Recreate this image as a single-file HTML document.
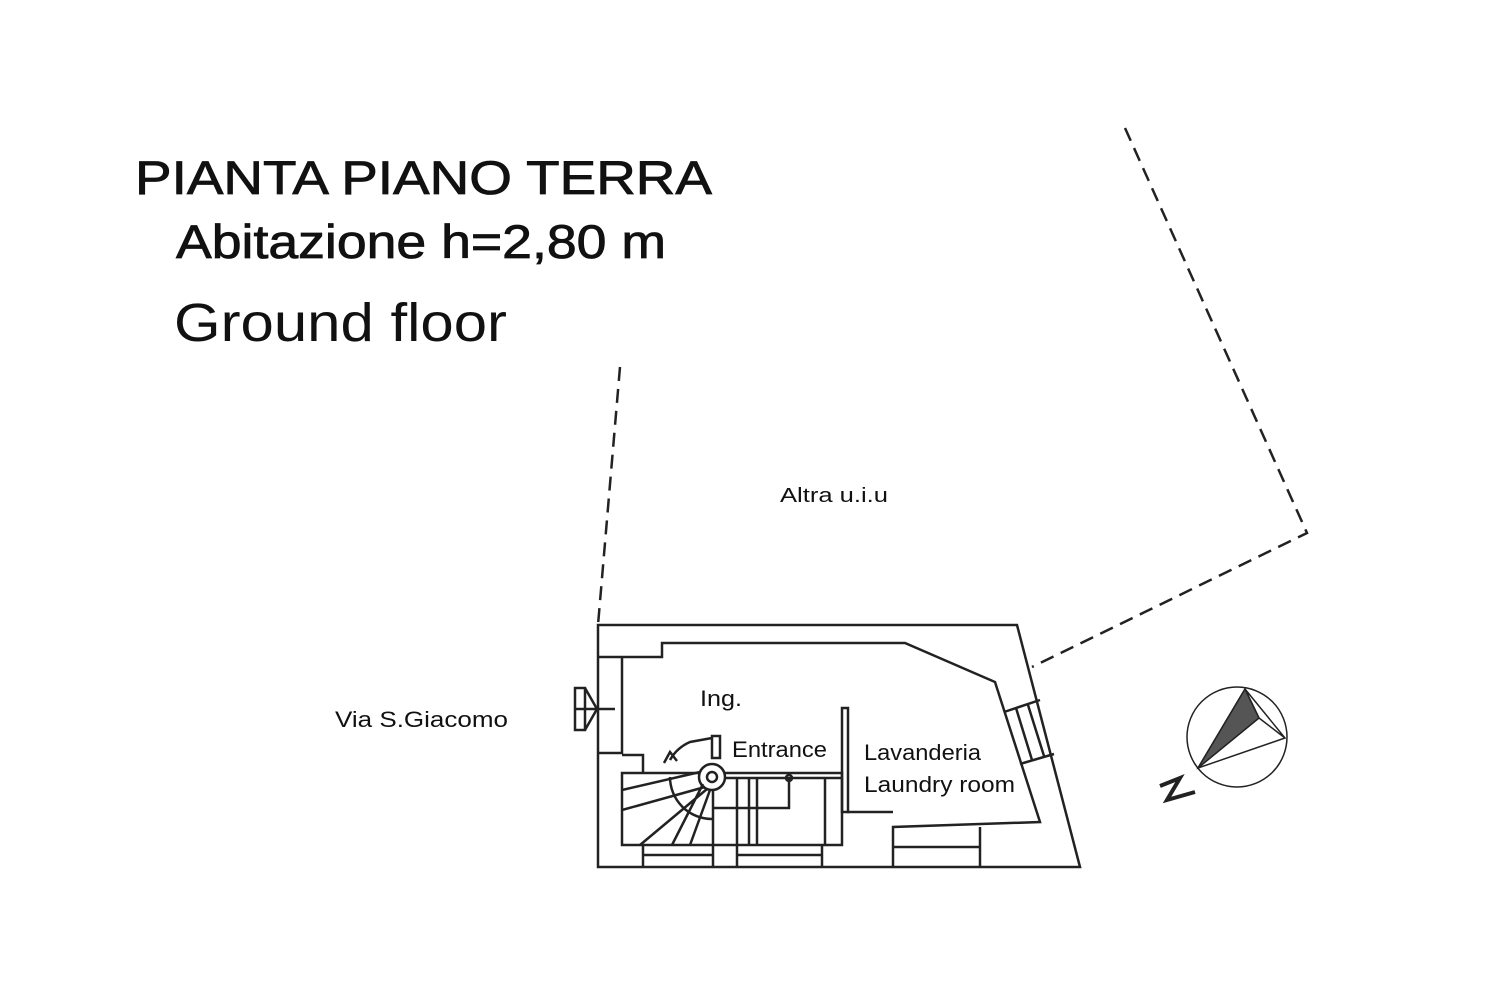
<!DOCTYPE html>
<html><head><meta charset="utf-8"><style>
html,body{margin:0;padding:0;background:#fff;width:1500px;height:1000px;overflow:hidden}
svg{display:block}
text{font-family:"Liberation Sans",sans-serif;fill:#111}
</style></head><body>
<svg width="1500" height="1000" viewBox="0 0 1500 1000" xmlns="http://www.w3.org/2000/svg">
<rect width="1500" height="1000" fill="#fff"/>
<text x="135" y="194" font-size="47" textLength="577" lengthAdjust="spacingAndGlyphs" stroke="#111" stroke-width="0.8">PIANTA PIANO TERRA</text>
<text x="176" y="258" font-size="47" textLength="490" lengthAdjust="spacingAndGlyphs" stroke="#111" stroke-width="0.8">Abitazione h=2,80 m</text>
<text x="174" y="341" font-size="54" textLength="333" lengthAdjust="spacingAndGlyphs" fill="#000">Ground floor</text>
<text x="780" y="502" font-size="20" textLength="108" lengthAdjust="spacingAndGlyphs">Altra u.i.u</text>
<text x="335" y="727" font-size="22" textLength="173" lengthAdjust="spacingAndGlyphs">Via S.Giacomo</text>
<text x="700" y="706" font-size="22" textLength="42" lengthAdjust="spacingAndGlyphs">Ing.</text>
<text x="732" y="757" font-size="22" textLength="95" lengthAdjust="spacingAndGlyphs" fill="#000">Entrance</text>
<text x="864" y="760" font-size="22" textLength="117" lengthAdjust="spacingAndGlyphs" fill="#000">Lavanderia</text>
<text x="864" y="792" font-size="22" textLength="151" lengthAdjust="spacingAndGlyphs" fill="#000">Laundry room</text>
<g fill="none" stroke="#222" stroke-width="2.5" stroke-dasharray="14,8">
<path d="M620 367 L598 625"/>
<path d="M1125 128 L1307 533 L1032 667"/>
</g>
<g fill="none" stroke="#222" stroke-width="2.5">
<path d="M598 625 L1017 625 L1080 867 L598 867 Z"/>
<path d="M598 657 L662 657 L662 643 L905 643 L995 682 L1040 822 L893 827 L893 867"/>
<path d="M893 812 L847 812"/>
<path d="M622 657 L622 753 L598 753"/>
<path d="M980 827 L980 867 M893 847 L980 847"/>
<path d="M1004 712 L1040 700 M1020 764 L1054 754 M1016 708 L1032 760 M1028 705 L1044 756"/>
<rect x="842" y="708" width="6" height="104"/>
<path d="M622 755 L643 755 L643 773 M622 773 L842 773 L842 845 L622 845 Z"/>
<path d="M643 845 L643 867 M713 775 L713 867 M737 845 L737 867 M822 845 L822 867 M643 855 L713 855 M737 855 L822 855"/>
<path d="M737 778 L737 845 M749 778 L749 845 M757 778 L757 845 M825 778 L825 845 M789 778 L789 808 L713 808"/>
<path d="M713 778 L842 778"/>
<circle cx="712" cy="777" r="13" fill="#fff"/>
<circle cx="712" cy="777" r="5"/>
<circle cx="789" cy="778" r="3"/>
<path d="M670 777 A 42 42 0 0 0 712 819"/>
<path d="M705 787 L622 810 M707 789 L640 845 M710 790 L690 845 M703 784 L672 845 M700 772 L622 790"/>
<path d="M670 760 A 42 42 0 0 1 690 742 L712 738 M664 763 L670 752 L677 761"/>
<rect x="712" y="736" width="8" height="22"/>
<path d="M585 688 L585 730 L575 730 L575 688 Z M585 688 L597 709 L585 730 M575 709 L615 709"/>
<circle cx="1237" cy="737" r="50" stroke-width="1.5"/>
<path d="M1245 689 L1285 738 L1198 768 Z M1245 689 L1259 718 L1285 738" stroke-width="1.5"/>
<path d="M1245 689 L1259 718 L1198 768 Z" fill="#555" stroke-width="1.5"/>
<path d="M1160 786 L1180 778 L1167 800 L1195 792" stroke-width="4"/>
</g>
</svg>
</body></html>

## Prompt
Every line above should be repeated exactly; pictures stay out of the copy.

## Problem solution
Recreate this image as a single-file HTML document.
<!DOCTYPE html>
<html><head><meta charset="utf-8"><style>
html,body{margin:0;padding:0;background:#fff;width:1500px;height:1000px;overflow:hidden}
svg{display:block}
text{font-family:"Liberation Sans",sans-serif;fill:#111}
</style></head><body>
<svg width="1500" height="1000" viewBox="0 0 1500 1000" xmlns="http://www.w3.org/2000/svg">
<rect width="1500" height="1000" fill="#fff"/>
<text x="135" y="194" font-size="47" textLength="577" lengthAdjust="spacingAndGlyphs" stroke="#111" stroke-width="0.8">PIANTA PIANO TERRA</text>
<text x="176" y="258" font-size="47" textLength="490" lengthAdjust="spacingAndGlyphs" stroke="#111" stroke-width="0.8">Abitazione h=2,80 m</text>
<text x="174" y="341" font-size="54" textLength="333" lengthAdjust="spacingAndGlyphs" fill="#000">Ground floor</text>
<text x="780" y="502" font-size="20" textLength="108" lengthAdjust="spacingAndGlyphs">Altra u.i.u</text>
<text x="335" y="727" font-size="22" textLength="173" lengthAdjust="spacingAndGlyphs">Via S.Giacomo</text>
<text x="700" y="706" font-size="22" textLength="42" lengthAdjust="spacingAndGlyphs">Ing.</text>
<text x="732" y="757" font-size="22" textLength="95" lengthAdjust="spacingAndGlyphs" fill="#000">Entrance</text>
<text x="864" y="760" font-size="22" textLength="117" lengthAdjust="spacingAndGlyphs" fill="#000">Lavanderia</text>
<text x="864" y="792" font-size="22" textLength="151" lengthAdjust="spacingAndGlyphs" fill="#000">Laundry room</text>
<g fill="none" stroke="#222" stroke-width="2.5" stroke-dasharray="14,8">
<path d="M620 367 L598 625"/>
<path d="M1125 128 L1307 533 L1032 667"/>
</g>
<g fill="none" stroke="#222" stroke-width="2.5">
<path d="M598 625 L1017 625 L1080 867 L598 867 Z"/>
<path d="M598 657 L662 657 L662 643 L905 643 L995 682 L1040 822 L893 827 L893 867"/>
<path d="M893 812 L847 812"/>
<path d="M622 657 L622 753 L598 753"/>
<path d="M980 827 L980 867 M893 847 L980 847"/>
<path d="M1004 712 L1040 700 M1020 764 L1054 754 M1016 708 L1032 760 M1028 705 L1044 756"/>
<rect x="842" y="708" width="6" height="104"/>
<path d="M622 755 L643 755 L643 773 M622 773 L842 773 L842 845 L622 845 Z"/>
<path d="M643 845 L643 867 M713 775 L713 867 M737 845 L737 867 M822 845 L822 867 M643 855 L713 855 M737 855 L822 855"/>
<path d="M737 778 L737 845 M749 778 L749 845 M757 778 L757 845 M825 778 L825 845 M789 778 L789 808 L713 808"/>
<path d="M713 778 L842 778"/>
<circle cx="712" cy="777" r="13" fill="#fff"/>
<circle cx="712" cy="777" r="5"/>
<circle cx="789" cy="778" r="3"/>
<path d="M670 777 A 42 42 0 0 0 712 819"/>
<path d="M705 787 L622 810 M707 789 L640 845 M710 790 L690 845 M703 784 L672 845 M700 772 L622 790"/>
<path d="M670 760 A 42 42 0 0 1 690 742 L712 738 M664 763 L670 752 L677 761"/>
<rect x="712" y="736" width="8" height="22"/>
<path d="M585 688 L585 730 L575 730 L575 688 Z M585 688 L597 709 L585 730 M575 709 L615 709"/>
<circle cx="1237" cy="737" r="50" stroke-width="1.5"/>
<path d="M1245 689 L1285 738 L1198 768 Z M1245 689 L1259 718 L1285 738" stroke-width="1.5"/>
<path d="M1245 689 L1259 718 L1198 768 Z" fill="#555" stroke-width="1.5"/>
<path d="M1160 786 L1180 778 L1167 800 L1195 792" stroke-width="4"/>
</g>
</svg>
</body></html>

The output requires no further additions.